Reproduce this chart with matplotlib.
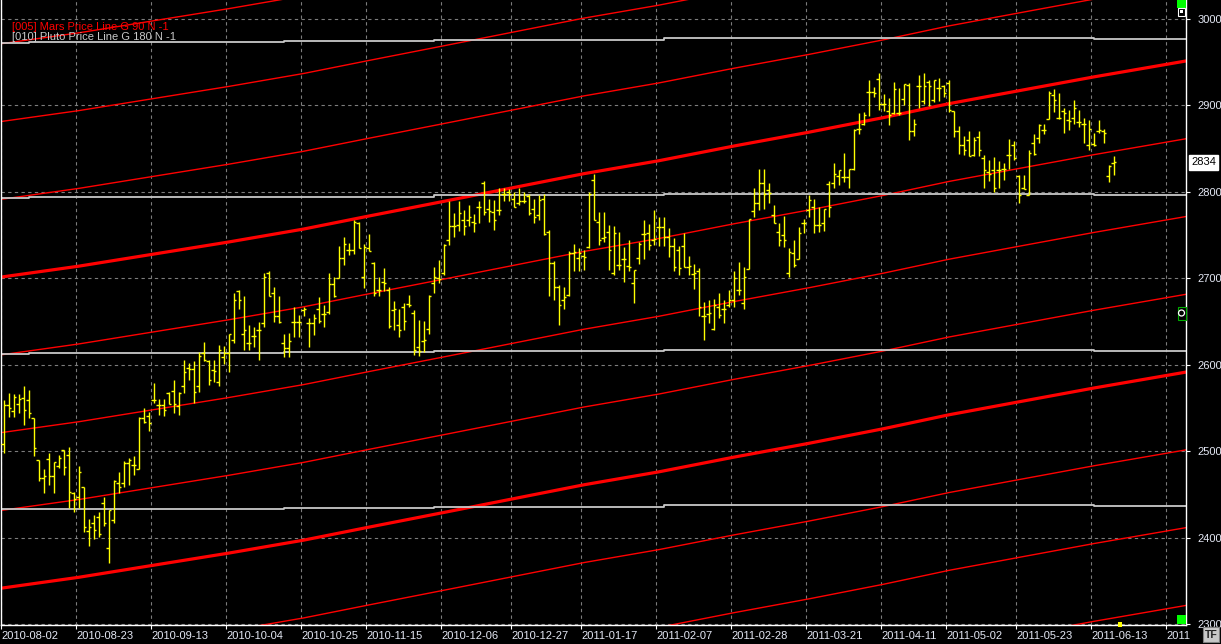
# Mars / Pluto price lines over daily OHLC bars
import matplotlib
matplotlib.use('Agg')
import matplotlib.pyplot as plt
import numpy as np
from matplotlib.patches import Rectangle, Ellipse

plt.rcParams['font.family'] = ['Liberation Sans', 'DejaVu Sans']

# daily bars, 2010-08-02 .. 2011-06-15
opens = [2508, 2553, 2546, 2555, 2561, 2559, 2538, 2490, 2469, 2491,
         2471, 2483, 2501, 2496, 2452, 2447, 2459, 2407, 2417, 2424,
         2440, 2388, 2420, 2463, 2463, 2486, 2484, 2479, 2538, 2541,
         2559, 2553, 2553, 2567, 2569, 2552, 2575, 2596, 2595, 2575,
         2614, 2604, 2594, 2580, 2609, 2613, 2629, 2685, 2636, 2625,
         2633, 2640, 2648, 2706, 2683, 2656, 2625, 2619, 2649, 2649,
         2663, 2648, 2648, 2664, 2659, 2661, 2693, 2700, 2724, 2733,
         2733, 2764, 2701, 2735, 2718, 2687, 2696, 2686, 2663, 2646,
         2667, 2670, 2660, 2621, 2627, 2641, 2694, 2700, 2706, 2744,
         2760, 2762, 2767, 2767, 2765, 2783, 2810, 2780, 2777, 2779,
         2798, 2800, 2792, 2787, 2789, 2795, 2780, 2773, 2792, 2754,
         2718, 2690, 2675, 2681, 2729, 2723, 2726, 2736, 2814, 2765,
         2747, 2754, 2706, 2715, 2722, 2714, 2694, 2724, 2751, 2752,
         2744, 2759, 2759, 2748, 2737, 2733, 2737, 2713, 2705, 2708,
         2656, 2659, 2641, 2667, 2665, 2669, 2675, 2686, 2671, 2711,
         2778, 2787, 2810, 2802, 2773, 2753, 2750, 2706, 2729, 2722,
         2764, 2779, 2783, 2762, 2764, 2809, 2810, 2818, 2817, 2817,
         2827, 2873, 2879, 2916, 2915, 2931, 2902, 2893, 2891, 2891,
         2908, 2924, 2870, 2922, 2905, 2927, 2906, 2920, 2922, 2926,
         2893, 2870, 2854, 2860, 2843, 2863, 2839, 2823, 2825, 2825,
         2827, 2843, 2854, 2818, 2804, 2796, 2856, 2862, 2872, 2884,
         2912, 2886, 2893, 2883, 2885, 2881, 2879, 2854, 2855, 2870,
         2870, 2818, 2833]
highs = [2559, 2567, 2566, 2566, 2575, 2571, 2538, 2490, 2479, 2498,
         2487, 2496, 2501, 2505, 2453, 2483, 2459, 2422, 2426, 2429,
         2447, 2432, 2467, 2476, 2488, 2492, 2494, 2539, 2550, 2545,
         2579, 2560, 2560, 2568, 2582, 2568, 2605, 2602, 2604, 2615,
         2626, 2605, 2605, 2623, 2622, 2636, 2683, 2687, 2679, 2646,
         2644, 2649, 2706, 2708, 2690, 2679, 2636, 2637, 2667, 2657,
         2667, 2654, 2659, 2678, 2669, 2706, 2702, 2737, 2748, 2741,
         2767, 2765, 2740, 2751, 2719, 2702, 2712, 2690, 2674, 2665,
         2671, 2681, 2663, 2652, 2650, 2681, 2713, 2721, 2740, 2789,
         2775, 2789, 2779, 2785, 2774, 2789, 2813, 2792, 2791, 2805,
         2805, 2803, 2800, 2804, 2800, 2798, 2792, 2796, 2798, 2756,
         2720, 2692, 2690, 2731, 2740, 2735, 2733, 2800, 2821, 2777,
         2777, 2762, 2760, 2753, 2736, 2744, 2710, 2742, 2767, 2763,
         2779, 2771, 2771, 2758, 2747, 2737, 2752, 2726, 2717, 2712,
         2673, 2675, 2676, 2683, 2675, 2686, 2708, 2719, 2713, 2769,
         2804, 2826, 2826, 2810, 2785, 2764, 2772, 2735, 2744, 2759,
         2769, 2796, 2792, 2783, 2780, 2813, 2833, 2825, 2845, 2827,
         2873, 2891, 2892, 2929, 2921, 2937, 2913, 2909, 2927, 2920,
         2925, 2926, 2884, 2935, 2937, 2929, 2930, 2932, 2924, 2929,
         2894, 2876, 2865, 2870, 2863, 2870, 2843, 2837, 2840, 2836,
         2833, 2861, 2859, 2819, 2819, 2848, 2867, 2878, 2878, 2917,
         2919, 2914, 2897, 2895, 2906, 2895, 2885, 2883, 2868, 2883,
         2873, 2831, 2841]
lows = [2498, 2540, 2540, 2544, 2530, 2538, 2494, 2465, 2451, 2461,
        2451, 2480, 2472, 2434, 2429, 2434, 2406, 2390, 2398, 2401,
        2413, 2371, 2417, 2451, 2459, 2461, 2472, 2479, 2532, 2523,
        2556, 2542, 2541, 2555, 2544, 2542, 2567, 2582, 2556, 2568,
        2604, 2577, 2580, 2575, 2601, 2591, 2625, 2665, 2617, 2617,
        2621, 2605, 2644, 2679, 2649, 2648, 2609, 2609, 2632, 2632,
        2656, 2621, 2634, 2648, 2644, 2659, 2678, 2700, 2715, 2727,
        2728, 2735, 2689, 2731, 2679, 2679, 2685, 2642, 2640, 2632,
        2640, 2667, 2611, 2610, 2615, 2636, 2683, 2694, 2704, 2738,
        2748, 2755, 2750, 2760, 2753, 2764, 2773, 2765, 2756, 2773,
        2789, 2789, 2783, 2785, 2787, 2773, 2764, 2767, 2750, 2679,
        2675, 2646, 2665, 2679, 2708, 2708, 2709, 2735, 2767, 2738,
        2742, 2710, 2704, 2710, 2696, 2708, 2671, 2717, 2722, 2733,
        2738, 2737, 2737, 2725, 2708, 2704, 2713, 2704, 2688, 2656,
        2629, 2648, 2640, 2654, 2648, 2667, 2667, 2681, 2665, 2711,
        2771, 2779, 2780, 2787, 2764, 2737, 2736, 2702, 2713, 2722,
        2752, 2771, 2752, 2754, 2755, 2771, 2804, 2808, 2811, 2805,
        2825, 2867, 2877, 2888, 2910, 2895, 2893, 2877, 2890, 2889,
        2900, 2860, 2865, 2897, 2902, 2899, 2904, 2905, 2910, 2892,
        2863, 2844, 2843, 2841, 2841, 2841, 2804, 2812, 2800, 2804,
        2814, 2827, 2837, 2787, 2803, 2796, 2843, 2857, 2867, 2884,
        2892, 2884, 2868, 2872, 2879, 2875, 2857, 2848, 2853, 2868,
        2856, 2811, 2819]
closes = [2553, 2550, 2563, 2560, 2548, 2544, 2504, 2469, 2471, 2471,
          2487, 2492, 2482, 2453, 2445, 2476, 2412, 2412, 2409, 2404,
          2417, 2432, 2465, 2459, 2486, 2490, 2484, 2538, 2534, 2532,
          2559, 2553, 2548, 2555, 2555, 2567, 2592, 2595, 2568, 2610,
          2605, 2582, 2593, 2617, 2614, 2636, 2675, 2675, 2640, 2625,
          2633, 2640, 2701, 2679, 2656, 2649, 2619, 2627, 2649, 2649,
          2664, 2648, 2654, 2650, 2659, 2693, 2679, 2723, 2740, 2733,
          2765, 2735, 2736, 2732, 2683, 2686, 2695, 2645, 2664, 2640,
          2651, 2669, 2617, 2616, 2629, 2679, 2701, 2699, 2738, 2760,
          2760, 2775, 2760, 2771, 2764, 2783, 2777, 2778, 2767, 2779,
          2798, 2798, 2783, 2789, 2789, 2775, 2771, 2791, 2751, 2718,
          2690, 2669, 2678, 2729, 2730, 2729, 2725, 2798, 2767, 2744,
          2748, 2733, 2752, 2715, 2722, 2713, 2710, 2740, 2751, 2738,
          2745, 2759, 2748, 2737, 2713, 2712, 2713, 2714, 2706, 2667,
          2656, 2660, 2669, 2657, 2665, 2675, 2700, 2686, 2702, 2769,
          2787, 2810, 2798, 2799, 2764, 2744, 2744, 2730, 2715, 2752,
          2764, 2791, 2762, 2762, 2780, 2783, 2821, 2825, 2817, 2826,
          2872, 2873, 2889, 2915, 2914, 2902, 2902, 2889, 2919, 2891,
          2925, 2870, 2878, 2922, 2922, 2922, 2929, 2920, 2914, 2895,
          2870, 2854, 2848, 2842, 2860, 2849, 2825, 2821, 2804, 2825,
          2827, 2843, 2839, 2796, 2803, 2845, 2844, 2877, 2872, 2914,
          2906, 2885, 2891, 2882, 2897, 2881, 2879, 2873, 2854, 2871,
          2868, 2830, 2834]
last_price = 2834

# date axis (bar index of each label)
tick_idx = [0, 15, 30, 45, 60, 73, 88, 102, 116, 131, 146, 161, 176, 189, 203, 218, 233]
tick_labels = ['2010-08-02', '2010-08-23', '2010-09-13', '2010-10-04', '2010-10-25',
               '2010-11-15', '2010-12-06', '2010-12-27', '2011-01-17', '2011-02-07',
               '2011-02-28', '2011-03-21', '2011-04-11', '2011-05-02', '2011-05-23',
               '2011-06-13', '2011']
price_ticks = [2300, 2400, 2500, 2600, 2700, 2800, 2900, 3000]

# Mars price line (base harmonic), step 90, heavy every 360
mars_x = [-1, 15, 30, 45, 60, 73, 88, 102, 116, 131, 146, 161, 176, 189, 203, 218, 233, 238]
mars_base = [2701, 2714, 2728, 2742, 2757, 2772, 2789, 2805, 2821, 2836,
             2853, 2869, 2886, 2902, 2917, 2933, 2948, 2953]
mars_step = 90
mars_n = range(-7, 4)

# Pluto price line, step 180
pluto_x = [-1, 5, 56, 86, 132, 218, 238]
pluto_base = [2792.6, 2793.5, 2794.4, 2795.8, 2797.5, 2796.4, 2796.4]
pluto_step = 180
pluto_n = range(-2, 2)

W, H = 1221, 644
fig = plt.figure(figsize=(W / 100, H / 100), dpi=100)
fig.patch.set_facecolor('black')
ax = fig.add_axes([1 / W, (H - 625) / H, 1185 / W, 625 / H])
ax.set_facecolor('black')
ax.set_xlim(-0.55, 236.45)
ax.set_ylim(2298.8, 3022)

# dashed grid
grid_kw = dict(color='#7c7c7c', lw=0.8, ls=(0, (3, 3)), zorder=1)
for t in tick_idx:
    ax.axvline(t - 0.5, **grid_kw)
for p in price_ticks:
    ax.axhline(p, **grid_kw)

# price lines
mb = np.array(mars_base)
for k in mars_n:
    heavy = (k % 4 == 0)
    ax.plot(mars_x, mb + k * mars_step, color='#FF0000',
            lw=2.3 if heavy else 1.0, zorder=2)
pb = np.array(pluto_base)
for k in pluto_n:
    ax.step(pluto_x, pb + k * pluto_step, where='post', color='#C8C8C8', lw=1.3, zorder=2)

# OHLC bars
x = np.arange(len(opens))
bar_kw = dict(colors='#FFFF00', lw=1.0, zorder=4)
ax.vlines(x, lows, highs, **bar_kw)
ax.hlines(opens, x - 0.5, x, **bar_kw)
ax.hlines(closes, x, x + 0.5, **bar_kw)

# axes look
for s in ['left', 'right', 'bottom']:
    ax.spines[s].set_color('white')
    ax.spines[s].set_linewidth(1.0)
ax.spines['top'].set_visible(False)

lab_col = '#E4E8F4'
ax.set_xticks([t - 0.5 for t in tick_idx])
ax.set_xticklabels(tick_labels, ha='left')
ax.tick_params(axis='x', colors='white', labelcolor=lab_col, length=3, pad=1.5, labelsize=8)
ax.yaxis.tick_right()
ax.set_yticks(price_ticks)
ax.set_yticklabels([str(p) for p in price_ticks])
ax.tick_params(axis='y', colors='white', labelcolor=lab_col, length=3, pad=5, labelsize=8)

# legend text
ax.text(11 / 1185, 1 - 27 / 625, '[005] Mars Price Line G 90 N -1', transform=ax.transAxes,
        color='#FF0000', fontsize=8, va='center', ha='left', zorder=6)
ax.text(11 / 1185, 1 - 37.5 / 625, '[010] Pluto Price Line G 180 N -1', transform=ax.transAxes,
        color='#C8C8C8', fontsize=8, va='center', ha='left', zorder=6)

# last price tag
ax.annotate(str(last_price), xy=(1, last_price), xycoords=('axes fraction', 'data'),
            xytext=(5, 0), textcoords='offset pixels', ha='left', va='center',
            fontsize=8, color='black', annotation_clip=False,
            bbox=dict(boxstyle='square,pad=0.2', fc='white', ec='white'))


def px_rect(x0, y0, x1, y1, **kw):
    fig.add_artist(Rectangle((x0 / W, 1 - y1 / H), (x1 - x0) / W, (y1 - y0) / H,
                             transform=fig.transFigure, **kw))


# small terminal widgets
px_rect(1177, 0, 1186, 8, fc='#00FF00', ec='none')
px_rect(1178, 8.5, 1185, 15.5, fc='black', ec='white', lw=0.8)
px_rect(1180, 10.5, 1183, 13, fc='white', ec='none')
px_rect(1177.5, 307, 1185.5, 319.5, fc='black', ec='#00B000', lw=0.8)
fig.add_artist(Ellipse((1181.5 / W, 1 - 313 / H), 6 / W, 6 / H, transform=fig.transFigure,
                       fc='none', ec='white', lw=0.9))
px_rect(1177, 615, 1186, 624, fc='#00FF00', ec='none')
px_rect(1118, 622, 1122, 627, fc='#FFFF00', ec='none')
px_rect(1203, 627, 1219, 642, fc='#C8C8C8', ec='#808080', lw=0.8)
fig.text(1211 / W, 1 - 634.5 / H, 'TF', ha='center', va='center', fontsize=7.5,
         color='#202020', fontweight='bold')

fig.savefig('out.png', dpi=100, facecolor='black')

**EXERCISE DETAILS:** Begin at the first line of the data above and repeat each line exactly, stopping after the line containing "plt.rcParams['font.family'] = ['Liberation". Omit the pictures.

**TASK OUTPUT:**
Reproduce this chart with matplotlib.
# Mars / Pluto price lines over daily OHLC bars
import matplotlib
matplotlib.use('Agg')
import matplotlib.pyplot as plt
import numpy as np
from matplotlib.patches import Rectangle, Ellipse

plt.rcParams['font.family'] = ['Liberation Sans', 'DejaVu Sans']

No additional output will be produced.